NEW YORK: Certain women who were devastated with the election results and watched horror-struck as Donald Trump became the President of the United States of America, have now decided to take matter into their own hands and plunge headfirst into American politics.
30-year-old graphic designer lyson Leahy remembers sobbing as election results came in.
"I felt that Trump's win was the quintessential example of an unqualified man winning over an incredibly qualified woman. And the idea that people I knew, that I was related to, voted for that man ... it made me sick.

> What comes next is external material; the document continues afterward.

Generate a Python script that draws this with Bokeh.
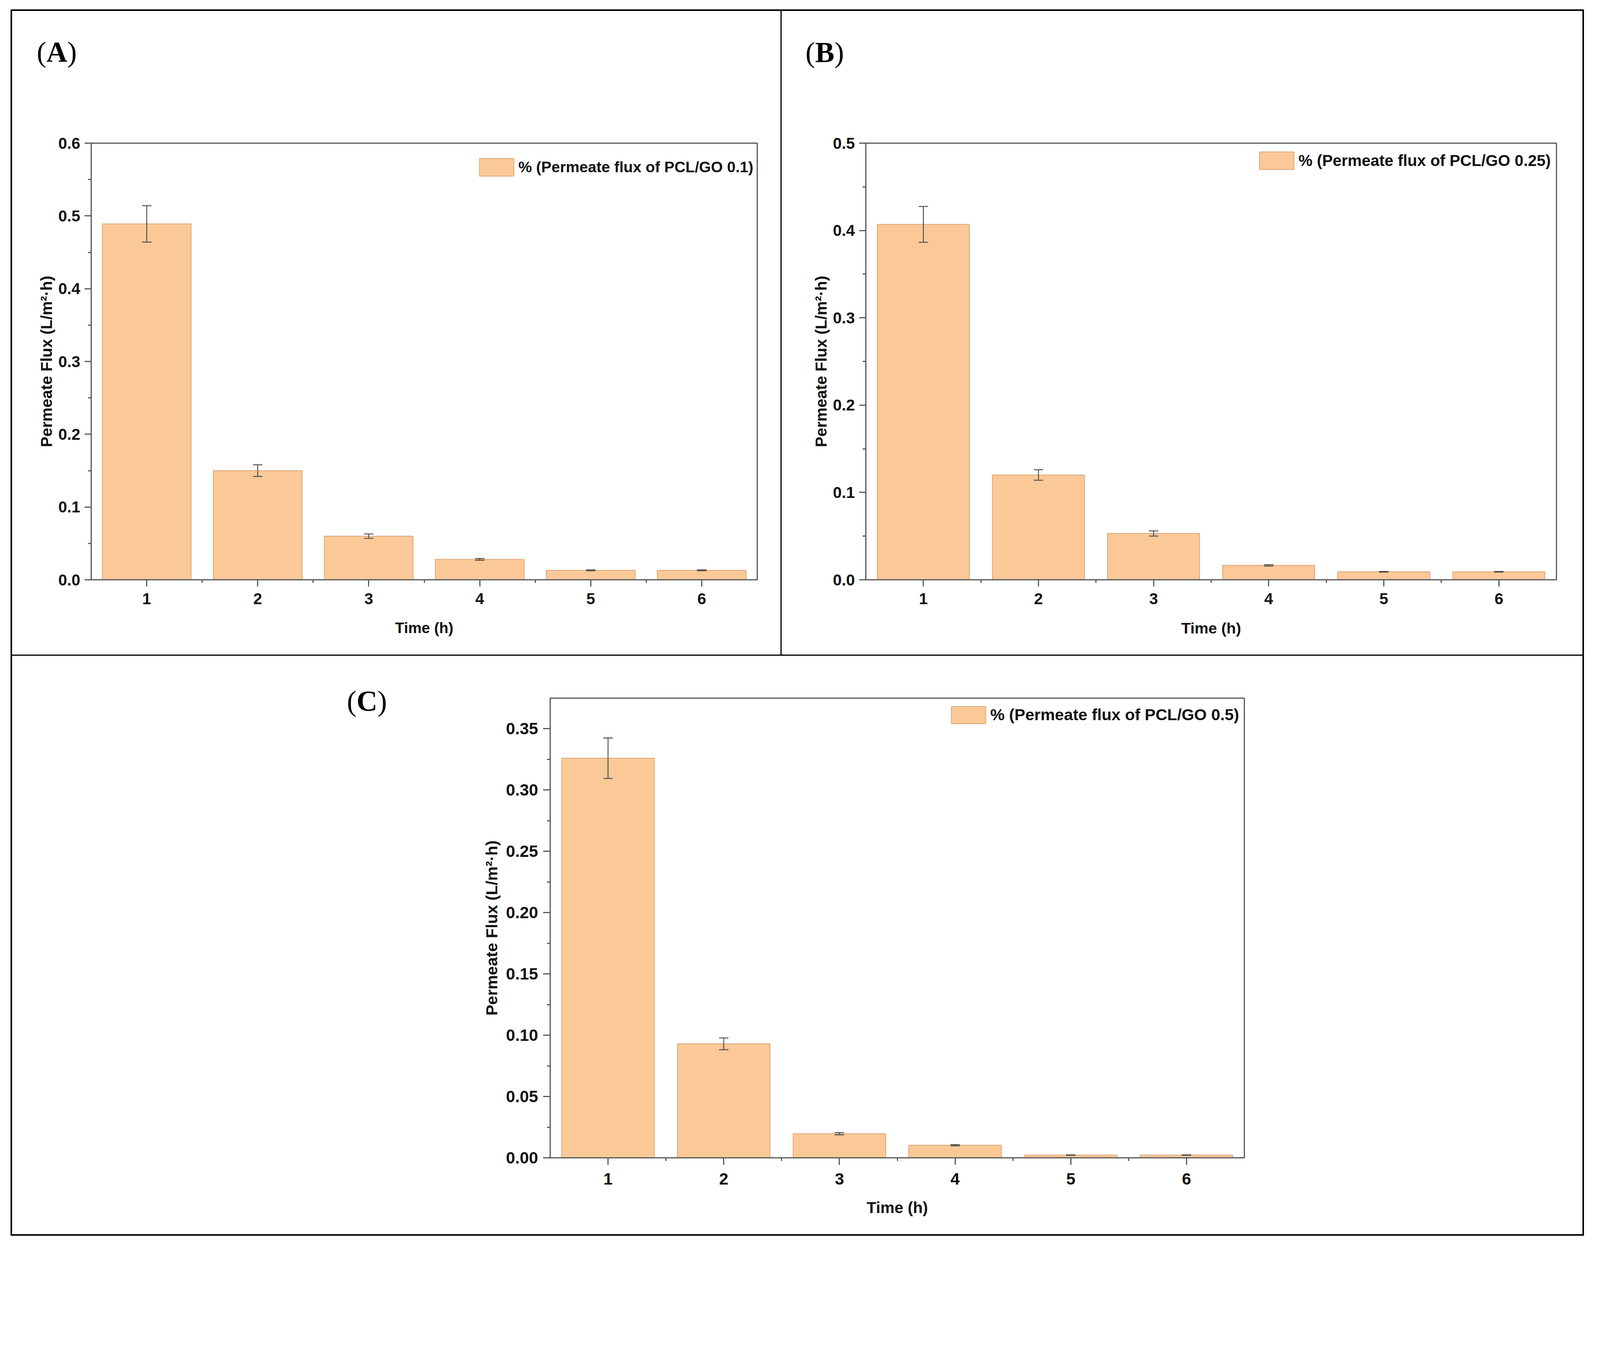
from bokeh.plotting import figure
from bokeh.layouts import column, row
from bokeh.models import (Spacer, Range1d, FixedTicker, NumeralTickFormatter,
                          Whisker, TeeHead, ColumnDataSource, Div)
from bokeh.embed import file_html
from bokeh.resources import INLINE

# ---------------- data ----------------
time_h = [1, 2, 3, 4, 5, 6]
x_ticks = [1, 2, 3, 4, 5, 6]
x_minor = [1.5, 2.5, 3.5, 4.5, 5.5]

flux_A = [0.489, 0.150, 0.060, 0.028, 0.013, 0.013]
err_A = [0.025, 0.008, 0.003, 0.0012, 0.0006, 0.0006]
flux_B = [0.407, 0.120, 0.053, 0.0165, 0.0092, 0.0092]
err_B = [0.0205, 0.006, 0.003, 0.0008, 0.0004, 0.0004]
flux_C = [0.326, 0.093, 0.0197, 0.0103, 0.0022, 0.0022]
err_C = [0.0165, 0.0048, 0.0009, 0.0005, 0.0002, 0.0002]

yticks_A = [0.0, 0.1, 0.2, 0.3, 0.4, 0.5, 0.6]
yminor_A = [0.05, 0.15, 0.25, 0.35, 0.45, 0.55]
yticks_B = [0.0, 0.1, 0.2, 0.3, 0.4, 0.5]
yminor_B = [0.05, 0.15, 0.25, 0.35, 0.45]
yticks_C = [0.0, 0.05, 0.10, 0.15, 0.20, 0.25, 0.30, 0.35]
yminor_C = [0.025, 0.075, 0.125, 0.175, 0.225, 0.275, 0.325]

legend_A = "% (Permeate flux of PCL/GO 0.1)"
legend_B = "% (Permeate flux of PCL/GO 0.25)"
legend_C = "% (Permeate flux of PCL/GO 0.5)"
x_title = "Time (h)"
y_title = "Permeate Flux (L/m\u00b2\u00b7h)"
tags = ["A", "B", "C"]

# ---------------- style ----------------
BAR_FILL = "#FBC998"
BAR_LINE = "#DDA677"
AXIS = "#595959"
ERR = "#4a4a4a"
SANS = "Liberation Sans"
SERIF = "Liberation Serif"

# picture pixels per CSS pixel (measured from a first render)
K = 1.087


def cpx(v):
    return int(round(v / K))


def cf(v):
    return round(v / K, 1)


# layout edges in picture pixels
X_LO, X_A0, X_A1, X_B0, X_B1, X_RO = 38, 42, 2181, 2184, 4412, 4416
Y_TO, Y_10, Y_11, Y_20, Y_21, Y_BO = 35, 39, 1830, 1834, 3444, 3448

xs = [cpx(v) for v in (X_LO, X_A0, X_A1, X_B0, X_B1, X_RO)]
ys = [cpx(v) for v in (Y_TO, Y_10, Y_11, Y_20, Y_21, Y_BO)]

TAG_FS = 74          # css px
TAG_BASE = 0.8375    # baseline position inside a line box of height = font size
TAG_DX, TAG_DY = 5, 9
TAG_W = 150
LEG_DX, LEG_DY = 8, 8


def tag_html(letter):
    return (f'<span style="font-family:\'{SERIF}\',serif;font-size:{TAG_FS}px;'
            f'line-height:{TAG_FS}px;color:black;white-space:nowrap;">'
            f'(<b>{letter}</b>)</span>')


def tag_div(letter, width, height):
    return Div(text=tag_html(letter), width=width, height=height, margin=0,
               styles={"line-height": f"{TAG_FS}px", "padding": "0px"})


def panel(canvas, frame, yend, yticks, yminor, fmt, flux, err, label,
          tick_fs, xt_fs, yt_fs, leg_fs, swatch,
          tick_out, tick_sd, xtick_sd, xlab_sd, ylab_sd):
    cx0, cy0, cx1, cy1 = canvas                      # css
    fl, fr, ft, fb = [cpx(v) for v in frame]         # css
    width, height = cx1 - cx0, cy1 - cy0
    p = figure(width=width, height=height, output_backend="svg",
               toolbar_location=None,
               x_range=Range1d(0.5, 6.5), y_range=Range1d(0, yend),
               min_border_left=fl - cx0, min_border_right=cx1 - fr,
               min_border_top=ft - cy0, min_border_bottom=cy1 - fb)
    p.xgrid.visible = False
    p.ygrid.visible = False
    p.outline_line_color = AXIS
    p.outline_line_width = 3
    p.background_fill_color = "white"
    p.border_fill_color = "white"

    src = ColumnDataSource(dict(
        x=time_h, top=flux,
        upper=[f + e for f, e in zip(flux, err)],
        lower=[f - e for f, e in zip(flux, err)]))
    p.vbar(x="x", top="top", bottom=0, width=0.8, source=src,
           fill_color=BAR_FILL, line_color=BAR_LINE, line_width=2,
           legend_label=label)
    w = Whisker(source=src, base="x", upper="upper", lower="lower",
                line_color=ERR, line_width=2.3, level="annotation",
                upper_head=TeeHead(size=24, line_color=ERR, line_width=2.3),
                lower_head=TeeHead(size=24, line_color=ERR, line_width=2.3))
    p.add_layout(w)

    for ax in (p.xaxis[0], p.yaxis[0]):
        ax.axis_line_color = AXIS
        ax.axis_line_width = 3
        ax.major_tick_line_color = AXIS
        ax.major_tick_line_width = 3
        ax.minor_tick_line_color = AXIS
        ax.minor_tick_line_width = 3
        ax.major_tick_in = 0
        ax.major_tick_out = tick_out
        ax.minor_tick_in = 0
        ax.minor_tick_out = 8
        ax.major_label_text_font = SANS
        ax.major_label_text_font_style = "bold"
        ax.major_label_text_font_size = f"{tick_fs}px"
        ax.major_label_text_color = "#111111"
        ax.axis_label_text_font = SANS
        ax.axis_label_text_font_style = "bold"
        ax.axis_label_text_color = "#111111"

    p.xaxis[0].ticker = FixedTicker(ticks=x_ticks, minor_ticks=x_minor)
    p.xaxis[0].formatter = NumeralTickFormatter(format="0")
    p.xaxis[0].major_label_standoff = xtick_sd
    p.xaxis[0].axis_label = x_title
    p.xaxis[0].axis_label_text_font_size = f"{xt_fs}px"
    p.xaxis[0].axis_label_standoff = xlab_sd

    p.yaxis[0].ticker = FixedTicker(ticks=yticks, minor_ticks=yminor)
    p.yaxis[0].formatter = NumeralTickFormatter(format=fmt)
    p.yaxis[0].major_label_standoff = tick_sd
    p.yaxis[0].axis_label = y_title
    p.yaxis[0].axis_label_text_font_size = f"{yt_fs}px"
    p.yaxis[0].axis_label_standoff = ylab_sd

    # legend: Bokeh insets the area swatch by 10% of the glyph box on each side
    gw = cpx(96 / 0.8)
    gh = cpx(swatch[2] / 0.8)
    sw_l, sw_t = cpx(swatch[0]) + LEG_DX, cpx(swatch[1]) + LEG_DY
    lg = p.legend[0]
    lg.location = (sw_l - int(round(0.1 * gw)) - fl,
                   fb - (sw_t - int(round(0.1 * gh)) + gh))
    lg.border_line_alpha = 0
    lg.background_fill_alpha = 0
    lg.padding = 0
    lg.margin = 0
    lg.spacing = 0
    lg.label_standoff = 1
    lg.glyph_width = gw
    lg.glyph_height = gh
    lg.label_height = gh
    lg.label_text_font = SANS
    lg.label_text_font_style = "bold"
    lg.label_text_font_size = f"{leg_fs}px"
    lg.label_text_color = "#111111"
    return p


TAG_BLOCK = 200      # css px band above the top-row figures that holds the tag

# ---- panel A: tag "(" at picture (105, baseline 171)
a_tag_x = cpx(105) - xs[1] + TAG_DX
a_tag_top = (cpx(171) - ys[1]) - int(round(TAG_BASE * TAG_FS)) + TAG_DY
figA = panel((xs[1], ys[1] + TAG_BLOCK, xs[2], ys[2]), (262, 2115, 406.5, 1621.5), 0.6,
             yticks_A, yminor_A, "0.0", flux_A, err_A, legend_A,
             cf(44), cf(42), cf(44), cf(42.5), (1334, 441, 49), 17, 11, 17, 36, 4)
cellA = column(
    Spacer(width=10, height=a_tag_top),
    row(Spacer(width=a_tag_x, height=TAG_BLOCK - a_tag_top),
        tag_div(tags[0], TAG_W, TAG_BLOCK - a_tag_top)),
    figA)

# ---- panel B: tag at picture (2245, baseline 172)
b_tag_x = cpx(2245) - xs[3] + TAG_DX
b_tag_top = (cpx(172) - ys[1]) - int(round(TAG_BASE * TAG_FS)) + TAG_DY
figB = panel((xs[3], ys[1] + TAG_BLOCK, xs[4], ys[2]), (2417, 4339, 406.5, 1621.5), 0.5,
             yticks_B, yminor_B, "0.0", flux_B, err_B, legend_B,
             cf(44), cf(43), cf(44), cf(44), (3505, 423, 49), 17, 11, 17, 36, 4)
cellB = column(
    Spacer(width=10, height=b_tag_top),
    row(Spacer(width=b_tag_x, height=TAG_BLOCK - b_tag_top),
        tag_div(tags[1], TAG_W, TAG_BLOCK - b_tag_top)),
    figB)

# ---- panel C: tag column on the left, tag at picture (969, baseline 1977)
TAG_COL = 1000
c_tag_x = cpx(969) - xs[1] + TAG_DX
c_tag_top = (cpx(1977) - ys[3]) - int(round(TAG_BASE * TAG_FS)) + TAG_DY
figC = panel((xs[1] + TAG_COL, ys[3], xs[4], ys[4]), (1539, 3471, 1951, 3231), 0.375,
             yticks_C, yminor_C, "0.00", flux_C, err_C, legend_C,
             cf(46), cf(44), cf(45), cf(45), (2647, 1966, 48), 18, 13, 21, 33, 10)
row2_h = ys[4] - ys[3]
cellC = row(
    column(Spacer(width=TAG_COL, height=c_tag_top),
           row(Spacer(width=c_tag_x, height=120),
               tag_div(tags[2], TAG_COL - c_tag_x, 120)),
           Spacer(width=TAG_COL, height=row2_h - c_tag_top - 120)),
    figC)


def bar_line(w, h):
    return Spacer(width=w, height=h, styles={"background-color": "black"})


full_w = xs[5] - xs[0]
lead = xs[0] - 8
row1_h = ys[2] - ys[1]
layout = column(
    Spacer(width=10, height=ys[0] - 8),
    row(Spacer(width=lead, height=ys[1] - ys[0]), bar_line(full_w, ys[1] - ys[0])),
    row(Spacer(width=lead, height=row1_h),
        bar_line(xs[1] - xs[0], row1_h),
        cellA,
        bar_line(xs[3] - xs[2], row1_h),
        cellB,
        bar_line(xs[5] - xs[4], row1_h)),
    row(Spacer(width=lead, height=ys[3] - ys[2]), bar_line(full_w, ys[3] - ys[2])),
    row(Spacer(width=lead, height=row2_h),
        bar_line(xs[1] - xs[0], row2_h),
        cellC,
        bar_line(xs[5] - xs[4], row2_h)),
    row(Spacer(width=lead, height=ys[5] - ys[4]), bar_line(full_w, ys[5] - ys[4])),
)

open("out.html", "w").write(file_html(layout, INLINE))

It also made me realize that everyday involvement is key, and that I couldn't afford to sit around anymore sharing Facebook posts and avoiding real work," Leahy said.
It was an incredibly personal choice after the election for Leahy and several other women who followed suit, says Erin Forrest, executive director at Emerge Wisconsin, a group which is part of Emerge America, founded in 2002 to identify female community leaders and train them to run for office, reports CNN.
"It's watching the most qualified person, watching a woman get so close to becoming president, watching what she went through, and losing, to arguably the least qualified person to run for president. [It is] deeply personal," says Forrest.
Leahy is just one of more than 400 women in the United States this year, who Emerge America says, are going through its six month, 70-hour training program.
Meanwhile for 29-year-old Charisse Daniels, the election was nothing short of a kick in the gut as it completely changed her perspective, which is when she made the decision to run for mayor of Watertown.
Many women like Leahy and Daniels are making radical life changes in order to bring about the very change that they so strongly stand for.
Yesterday, stressing on the need for more women in politics, former Democratic presidential candidate Hillary Clinton had credited her family, friends and many of the women she had mentored with for giving her the strength to bounce back after losing to Donald Trump in the elections.
Highlighting the need of bringing women into the political sphere, Clinton spoke assertively on the need for more women to run for office.
"Let us hope there is a wave of young women running for office in America. And let's be sure we support them, in every way we can. Let's help them shatter stereotypes and lift each other up," she said.